Ottawa:
30 square miles surrounded by reality
by
Robert LaFrance
Once in a while each of us hears
about something another person has said, and we say to ourselves: “Now why
didn’t I think of that?”
Such was the case when I heard a CBC
announcer (or possibly a common tater) say that our national capital is “thirty
square miles surrounded by reality”. I am sure the ‘reality’ part might be
questioned, but one thing at a time.
Only one day after I heard the above
statement, someone else – no doubt a cynic – said: “Politicians should wear
shock collars that go off every time they tell a lie.”
Hold on now! Many persons would
object if someone put a shock collar on his dog, so why is it okay for a
politician to wear one?
The reason for all this thinking
(and my head hurts now) about politics is that, for the past month or so, one
of the television channels I watch, CHCH in Hamilton where I used to live, has
shown nothing but election ads.
You know what I mean. “We’re going
to stop government waste!” thunders the Liberal Party, but they never seem to
finish that sentence, which, as we know, would be: “…and carry out our own
waste management program.”
We all roar about government waste,
but do we really understand how much money is wasted by these people? It is
said that a cancelled ‘gas plant’ project near Toronto cost Ontario taxpayers
one billion dollars. Next time you drive by a food bank or a homeless person,
think about that figure. Mirabel airport near Montreal was even more expensive,
and Chretien’s cancelling the big helicopter contract when he took over from
Mulroney, what did that cost? $550 million, that’s what. The original estimate
for Point Lepreau was $455 million and it cost $1.5 billion.
I’d continue, but I have to eat
soon.
*****************************
I have now sent letters to the New
Brunswick government and the Opposition Liberals, as well as to the candidates
for the NDP and the Green Party, and it’s all about spin-doctoring.
You will have noticed that the
government occasionally produces A PLAN on this subject or that minutes later
the other parties will meet with the media who are all too willing to print
their opinions. (Yes, the word ‘media’ is plural, as are ‘bacteria’ and
‘data’.)
Here’s my idea: Why not have the
government be heard from AFTER the opposition parties have had their say? And
why haven’t their highly paid spin doctors
thought of this? So far the only thing they have thought of is to have
the government release A PLAN late Friday afternoon so as to miss the major
broadcasts.
Here’s how my idea would work: On
Monday the government announces that on the following Friday they will be
releasing ‘A Plan to Stop Obesity in Brook Trout’. In minutes all the
opposition parties will go to the media and say that it’s a terrible plan.
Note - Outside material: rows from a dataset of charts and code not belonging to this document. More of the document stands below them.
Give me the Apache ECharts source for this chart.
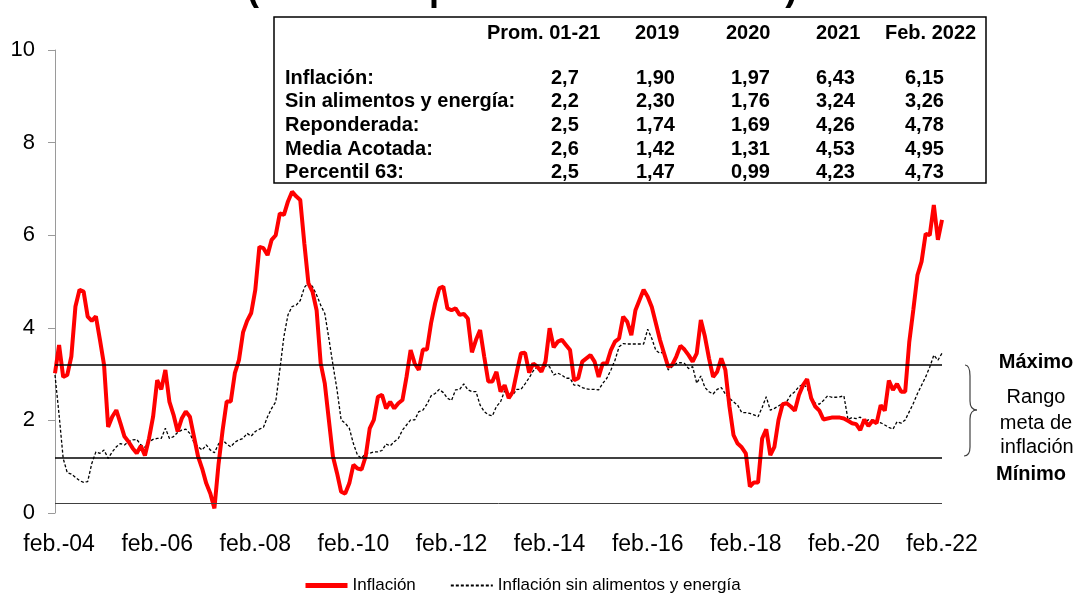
<!DOCTYPE html>
<html>
<head>
<meta charset="utf-8">
<title>Inflación y meta de inflación</title>
<script src="https://cdn.jsdelivr.net/npm/echarts@6/dist/echarts.min.js"></script>
<style>
    html, body { margin: 0; padding: 0; background: #fff; }
    #inflation_chart { width: 1078px; height: 593px; }
</style>
</head>
<body>
<div id="inflation_chart"></div>
<script>

// Chart data
// ------------------------------

// Monthly categories, Jan 2004 - Feb 2022
var monthNames = ['ene.', 'feb.', 'mar.', 'abr.', 'may.', 'jun.', 'jul.', 'ago.', 'sep.', 'oct.', 'nov.', 'dic.'];
var categories = [];
for (var y = 2004; y <= 2022; y++) {
    for (var m = 0; m < 12; m++) {
        if (y === 2022 && m > 1) break;
        categories.push(monthNames[m] + '-' + String(y).slice(2));
    }
}

// Inflación (12 meses)
var inflacion = [
    3.02, 3.63, 2.94, 2.98, 3.38, 4.46, 4.82, 4.78, 4.24, 4.15, 4.25, 3.74,
    3.20, 1.86, 2.08, 2.22, 1.94, 1.65, 1.54, 1.40, 1.29, 1.45, 1.24, 1.61,
    2.08, 2.87, 2.67, 3.09, 2.40, 2.12, 1.76, 2.04, 2.19, 2.08, 1.65, 1.22,
    0.96, 0.64, 0.42, 0.10, 1.05, 1.78, 2.41, 2.41, 3.02, 3.30, 3.90, 4.15,
    4.32, 4.82, 5.75, 5.72, 5.57, 5.90, 6.00, 6.47, 6.44, 6.73, 6.94, 6.84,
    6.76, 5.82, 4.96, 4.78, 4.38, 3.23, 2.80, 2.01, 1.22, 0.86, 0.46, 0.42,
    0.64, 1.04, 0.96, 0.94, 1.22, 1.83, 2.01, 2.51, 2.55, 2.26, 2.40, 2.26,
    2.37, 2.44, 2.94, 3.52, 3.23, 3.09, 3.53, 3.53, 4.10, 4.53, 4.85, 4.89,
    4.42, 4.38, 4.42, 4.28, 4.30, 4.20, 3.47, 3.74, 3.95, 3.38, 2.84, 2.84,
    3.05, 2.62, 2.76, 2.48, 2.62, 3.05, 3.45, 3.46, 3.03, 3.23, 3.16, 3.05,
    3.27, 3.99, 3.58, 3.70, 3.74, 3.63, 3.52, 2.87, 2.91, 3.27, 3.34, 3.41,
    3.27, 2.94, 3.23, 3.23, 3.52, 3.70, 3.77, 4.24, 4.13, 3.84, 4.38, 4.60,
    4.82, 4.67, 4.45, 4.10, 3.74, 3.45, 3.16, 3.20, 3.38, 3.61, 3.53, 3.41,
    3.27, 3.45, 4.17, 3.81, 3.34, 2.94, 3.05, 3.34, 3.09, 2.30, 1.68, 1.50,
    1.42, 1.29, 0.57, 0.66, 0.66, 1.61, 1.81, 1.25, 1.43, 2.01, 2.35, 2.37,
    2.30, 2.21, 2.55, 2.76, 2.89, 2.48, 2.30, 2.21, 2.02, 2.04, 2.06, 2.06,
    2.06, 2.04, 1.99, 1.94, 1.92, 1.79, 2.02, 1.88, 1.99, 1.94, 2.33, 2.21,
    2.86, 2.66, 2.79, 2.62, 2.62, 3.70, 4.40, 5.14, 5.43, 6.03, 6.00, 6.65,
    5.90, 6.33
];

// Inflación sin alimentos y energía (12 meses)
var sinAlimentos = [
    2.98, 2.12, 1.18, 0.87, 0.84, 0.77, 0.70, 0.66, 0.68, 1.07, 1.32, 1.29,
    1.36, 1.18, 1.32, 1.43, 1.50, 1.47, 1.54, 1.58, 1.59, 1.47, 1.42, 1.54,
    1.59, 1.61, 1.61, 1.83, 1.61, 1.65, 1.74, 1.79, 1.81, 1.72, 1.52, 1.43,
    1.36, 1.47, 1.36, 1.30, 1.49, 1.58, 1.49, 1.43, 1.53, 1.58, 1.61, 1.72,
    1.66, 1.76, 1.81, 1.85, 2.08, 2.26, 2.40, 3.09, 3.81, 4.28, 4.46, 4.49,
    4.59, 4.87, 4.97, 4.89, 4.71, 4.49, 4.31, 3.77, 3.20, 2.66, 2.01, 1.94,
    1.83, 1.50, 1.25, 1.18, 1.29, 1.29, 1.32, 1.32, 1.35, 1.49, 1.45, 1.54,
    1.61, 1.79, 1.90, 2.01, 2.01, 2.19, 2.22, 2.35, 2.53, 2.58, 2.67, 2.60,
    2.48, 2.43, 2.66, 2.67, 2.79, 2.66, 2.62, 2.62, 2.33, 2.19, 2.12, 2.10,
    2.30, 2.40, 2.64, 2.51, 2.55, 2.67, 2.67, 2.79, 2.92, 3.07, 3.16, 3.12,
    3.17, 3.16, 2.98, 3.02, 2.98, 2.91, 2.91, 2.76, 2.76, 2.71, 2.68, 2.67,
    2.67, 2.66, 2.80, 2.91, 3.09, 3.30, 3.59, 3.66, 3.65, 3.65, 3.65, 3.65,
    3.65, 3.97, 3.77, 3.51, 3.45, 3.48, 3.09, 3.16, 3.23, 3.25, 3.23, 3.12,
    3.16, 2.80, 2.96, 2.71, 2.62, 2.57, 2.67, 2.71, 2.57, 2.48, 2.40, 2.33,
    2.17, 2.17, 2.15, 2.12, 2.08, 2.28, 2.51, 2.22, 2.26, 2.31, 2.37, 2.40,
    2.55, 2.62, 2.73, 2.78, 2.71, 2.48, 2.37, 2.35, 2.43, 2.53, 2.50, 2.50,
    2.51, 2.53, 2.02, 2.06, 2.04, 2.07, 1.97, 2.01, 2.01, 1.94, 1.95, 1.90,
    1.85, 1.81, 1.97, 1.94, 2.01, 2.19, 2.37, 2.58, 2.76, 2.94, 3.15, 3.41,
    3.30, 3.45
];

// Target range lines and horizontal base line
var rangoMaximo = 3.2;
var rangoMinimo = 1.2;
var lineaBase = 0.2;

// Summary table
var tableHeaders = ['Prom. 01-21', '2019', '2020', '2021', 'Feb. 2022'];
var tableLabels = ['Inflación:', 'Sin alimentos y energía:', 'Reponderada:', 'Media Acotada:', 'Percentil 63:'];
var tableValues = [
    ['2,7', '1,90', '1,97', '6,43', '6,15'],
    ['2,2', '2,30', '1,76', '3,24', '3,26'],
    ['2,5', '1,74', '1,69', '4,26', '4,78'],
    ['2,6', '1,42', '1,31', '4,53', '4,95'],
    ['2,5', '1,47', '0,99', '4,23', '4,73']
];


// Setup module
// ------------------------------

var EchartsInflationRange = function() {

    var FONT = '"Liberation Sans", Arial, sans-serif';

    // Table graphic elements
    var _tableGraphic = function() {
        var headerX = [487, 635, 726, 816, 885];
        var valueX = [551, 636, 731, 816, 905];
        var rowY = [78, 101, 125, 149, 172];
        var els = [];

        els.push({
            type: 'rect',
            shape: { x: 274, y: 17, width: 712, height: 166 },
            style: { fill: '#fff', stroke: '#000', lineWidth: 1.5 },
            z: 10
        });

        tableHeaders.forEach(function(h, i) {
            els.push({
                type: 'text', x: headerX[i], y: 33, z: 11,
                style: { text: h, font: 'bold 20px ' + FONT, fill: '#000', verticalAlign: 'middle' }
            });
        });

        tableLabels.forEach(function(label, r) {
            els.push({
                type: 'text', x: 285, y: rowY[r], z: 11,
                style: { text: label, font: 'bold 20px ' + FONT, fill: '#000', verticalAlign: 'middle' }
            });
            tableValues[r].forEach(function(v, c) {
                els.push({
                    type: 'text', x: valueX[c], y: rowY[r], z: 11,
                    style: { text: v, font: 'bold 20px ' + FONT, fill: '#000', verticalAlign: 'middle' }
                });
            });
        });

        return els;
    };

    // Right side annotations (target range)
    var _rangeGraphic = function() {
        var brace = { stroke: '#404040', lineWidth: 1.2, fill: null };
        var txt = function(x, y, text, bold) {
            return {
                type: 'text', x: x, y: y,
                style: { text: text, font: (bold ? 'bold ' : '') + '20px ' + FONT, fill: '#000', align: 'center', verticalAlign: 'middle' }
            };
        };
        return [
            // Curly brace
            { type: 'bezierCurve', shape: { x1: 965, y1: 365, cpx1: 969, cpy1: 365, cpx2: 970, cpy2: 369, x2: 970, y2: 376 }, style: brace },
            { type: 'line', shape: { x1: 970, y1: 376, x2: 970, y2: 401 }, style: brace },
            { type: 'bezierCurve', shape: { x1: 970, y1: 401, cpx1: 970, cpy1: 407, cpx2: 973, cpy2: 410, x2: 977, y2: 410 }, style: brace },
            { type: 'bezierCurve', shape: { x1: 977, y1: 410, cpx1: 973, cpy1: 410, cpx2: 970, cpy2: 413, x2: 970, y2: 419 }, style: brace },
            { type: 'line', shape: { x1: 970, y1: 419, x2: 970, y2: 447 }, style: brace },
            { type: 'bezierCurve', shape: { x1: 970, y1: 447, cpx1: 970, cpy1: 453, cpx2: 968, cpy2: 456, x2: 964, y2: 456 }, style: brace },
            txt(1036, 362, 'Máximo', true),
            txt(1036, 397, 'Rango', false),
            txt(1036, 423, 'meta de', false),
            txt(1037, 447, 'inflación', false),
            txt(1031, 474, 'Mínimo', true),
            // Title, cut off at the top of the picture
            { type: 'text', x: 522, y: 8, style: { text: '(Variación porcentual 12 meses)', font: 'bold 36px ' + FONT, fill: '#000', align: 'center', verticalAlign: 'bottom' } }
        ];
    };

    var _inflationChart = function() {
        if (typeof echarts == 'undefined') {
            console.warn('Warning - echarts.min.js is not loaded.');
            return;
        }

        var chart_element = document.getElementById('inflation_chart');
        if (!chart_element) return;

        var chart = echarts.init(chart_element);

        chart.setOption({
            animation: false,
            color: ['#FF0000', '#000000'],

            textStyle: {
                fontFamily: FONT
            },

            grid: {
                left: 55,
                right: 136,
                top: 50,
                bottom: 80
            },

            legend: {
                left: 298,
                top: 572,
                itemWidth: 42,
                itemHeight: 14,
                itemGap: 34,
                itemStyle: { opacity: 0 },
                textStyle: { fontSize: 17, color: '#000', fontFamily: FONT },
                data: [
                    { name: 'Inflación', lineStyle: { width: 5 } },
                    { name: 'Inflación sin alimentos y energía' }
                ]
            },

            xAxis: {
                type: 'category',
                boundaryGap: false,
                data: categories,
                axisLine: { show: false },
                axisTick: { show: false },
                axisLabel: {
                    interval: function(index) { return index % 24 === 1; },
                    color: '#000',
                    fontSize: 23,
                    margin: 20
                },
                splitLine: { show: false }
            },

            yAxis: {
                type: 'value',
                min: 0,
                max: 10,
                interval: 2,
                axisLine: { show: true, lineStyle: { color: '#9a9a9a', width: 1 } },
                axisTick: { show: true, length: 7, lineStyle: { color: '#9a9a9a' } },
                axisLabel: { color: '#000', fontSize: 22, margin: 20 },
                splitLine: { show: false }
            },

            series: [
                {
                    name: 'Inflación',
                    type: 'line',
                    symbol: 'none',
                    z: 3,
                    lineStyle: { color: '#FF0000', width: 4 },
                    data: inflacion
                },
                {
                    name: 'Inflación sin alimentos y energía',
                    type: 'line',
                    symbol: 'none',
                    z: 2,
                    lineStyle: { color: '#000000', width: 1.3, type: [3, 2] },
                    data: sinAlimentos,
                    markLine: {
                        silent: true,
                        symbol: ['none', 'none'],
                        label: { show: false },
                        data: [
                            { yAxis: rangoMaximo, lineStyle: { color: '#000', width: 1.5, type: 'solid' } },
                            { yAxis: rangoMinimo, lineStyle: { color: '#000', width: 1.5, type: 'solid' } },
                            { yAxis: lineaBase, lineStyle: { color: '#404040', width: 1, type: 'solid' } }
                        ]
                    }
                }
            ],

            graphic: _tableGraphic().concat(_rangeGraphic())
        });

        // Resize chart on window resize
        var resizeCharts;
        window.addEventListener('resize', function() {
            clearTimeout(resizeCharts);
            resizeCharts = setTimeout(function () {
                chart.resize();
            }, 200);
        });
    };

    return {
        init: function() {
            _inflationChart();
        }
    }
}();


// Initialize module
// ------------------------------

document.addEventListener('DOMContentLoaded', function() {
    EchartsInflationRange.init();
});
</script>
</body>
</html>
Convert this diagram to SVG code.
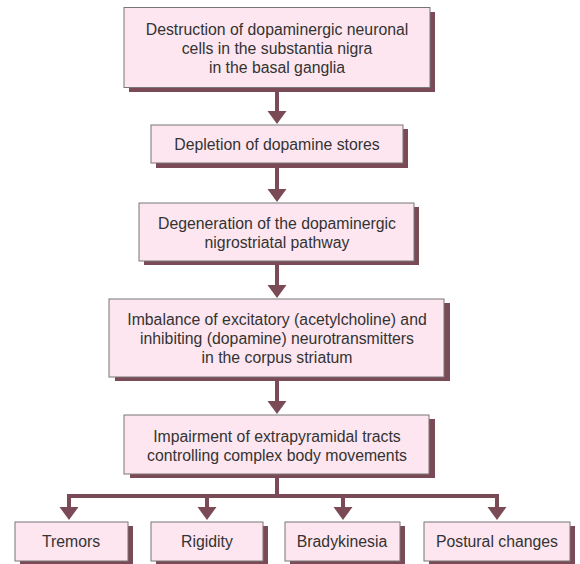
<svg xmlns="http://www.w3.org/2000/svg" width="580" height="564" viewBox="0 0 580 564">
<defs>
<style>
.sh{fill:#7a4b57;}
.bx{fill:#fde6ef;stroke:#777;stroke-width:1;}
.t{font-family:"Liberation Sans",Arial,sans-serif;font-size:15.8px;fill:#333;text-anchor:middle;}
.ln{stroke:#7a4b57;stroke-width:4;fill:none;}
.ah{fill:#7a4b57;}
</style>
</defs>
<rect width="580" height="564" fill="#fff"/>
<g id="connectors">
<line class="ln" x1="277" y1="92" x2="277" y2="113"/>
<polygon class="ah" points="267.5,111 286.5,111 277,124"/>
<line class="ln" x1="277" y1="168" x2="277" y2="191"/>
<polygon class="ah" points="267.5,189 286.5,189 277,202"/>
<line class="ln" x1="277" y1="265" x2="277" y2="287"/>
<polygon class="ah" points="267.5,285 286.5,285 277,298"/>
<line class="ln" x1="277" y1="381" x2="277" y2="403"/>
<polygon class="ah" points="267.5,401 286.5,401 277,414"/>
<line class="ln" x1="277" y1="478" x2="277" y2="496"/>
<polyline class="ln" points="69,509 69,496 497,496 497,509"/>
<line class="ln" x1="207" y1="496" x2="207" y2="509"/>
<line class="ln" x1="343" y1="496" x2="343" y2="509"/>
<polygon class="ah" points="59.5,507 78.5,507 69,520"/>
<polygon class="ah" points="197.5,507 216.5,507 207,520"/>
<polygon class="ah" points="333.5,507 352.5,507 343,520"/>
<polygon class="ah" points="487.5,507 506.5,507 497,520"/>
</g>
<g id="n1">
<rect class="sh" x="129" y="12" width="306" height="80"/>
<rect class="bx" x="124" y="7.5" width="306" height="80"/>
<text class="t" x="277" y="35">Destruction of dopaminergic neuronal</text>
<text class="t" x="277" y="54">cells in the substantia nigra</text>
<text class="t" x="277" y="73">in the basal ganglia</text>
</g>
<g id="n2">
<rect class="sh" x="156" y="129" width="252" height="39"/>
<rect class="bx" x="151" y="125" width="252" height="38"/>
<text class="t" x="277" y="150">Depletion of dopamine stores</text>
</g>
<g id="n3">
<rect class="sh" x="144" y="207" width="275" height="58"/>
<rect class="bx" x="139" y="203" width="275" height="58"/>
<text class="t" x="277" y="229">Degeneration of the dopaminergic</text>
<text class="t" x="277" y="248">nigrostriatal pathway</text>
</g>
<g id="n4">
<rect class="sh" x="115" y="303" width="335" height="78"/>
<rect class="bx" x="109" y="299" width="335" height="78"/>
<text class="t" x="277" y="325">Imbalance of excitatory (acetylcholine) and</text>
<text class="t" x="277" y="344">inhibiting (dopamine) neurotransmitters</text>
<text class="t" x="277" y="363">in the corpus striatum</text>
</g>
<g id="n5">
<rect class="sh" x="130" y="419" width="305" height="59"/>
<rect class="bx" x="124" y="415" width="305" height="59"/>
<text class="t" x="277" y="442">Impairment of extrapyramidal tracts</text>
<text class="t" x="277" y="461">controlling complex body movements</text>
</g>
<g id="n6">
<rect class="sh" x="20" y="526" width="113" height="40"/>
<rect class="bx" x="15" y="522" width="113" height="39"/>
<text class="t" x="71" y="547">Tremors</text>
</g>
<g id="n7">
<rect class="sh" x="156" y="526" width="112" height="40"/>
<rect class="bx" x="151" y="522" width="112" height="39"/>
<text class="t" x="207" y="547">Rigidity</text>
</g>
<g id="n8">
<rect class="sh" x="290" y="526" width="115" height="40"/>
<rect class="bx" x="285" y="522" width="115" height="39"/>
<text class="t" x="342" y="547">Bradykinesia</text>
</g>
<g id="n9">
<rect class="sh" x="429" y="526" width="146" height="40"/>
<rect class="bx" x="424" y="522" width="146" height="39"/>
<text class="t" x="497" y="547">Postural changes</text>
</g>
</svg>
It’s
“too little, too late” and “the government gave in to the big trout companies”
and things like that.
Then on Friday, as promised,
the government comes out with THE PLAN which by that time they have overhauled
and tweaked, thanks to all that constructive criticism from the other parties.
And that’s it. Simple as a church mouse playing a Beethoven symphony on the
organ.
************************
I
(and you) have railed away about all the medicines now available to treat
illnesses we didn’t know we had, or didn’t know existed, and it’s only going to
get worse. I think the only defence against this sort of thing – which might be
called ‘hypochondria catering’ is to come up with our own set of medical conditions
and then make up some sort of pill for it. The most obvious condition that
comes to mind is one we all need
treatment for now and then. It’s called ‘stunned’.
Changing
subject, it’s time we males stepped up and started to make formal complaints about
sexism toward us. Driving to Grand Falls, I always notice the yellow signs that
warn us that a moose might choose there to cross the Trans Canada Highway. You
will notice that the moose on the sign always has antlers; don’t cow moose ever
need to cross the road? Chickens do.
Another
example of this is the phrase ‘Old Man Winter’. This is not only sexism, but
ageism, because there’s an insult toward males in there as well as an insult
toward OLD males. Now that I’m 66, I resent it. I cry myself to sleep every
night, but come to think of it, that is because of the rolling pin bruises.
I
didn’t realize the power I had until I wrote the story about Roger Pelkey’s
trip to Israel and mentioned some of the things he said about the Dead Sea. The
only thing is, I wrote “The Black Sea” which means that, with the stroke of a
pen, I moved an entire body of water from somewhere over near Turkey to a
little area between Israel and Jordan. This is power.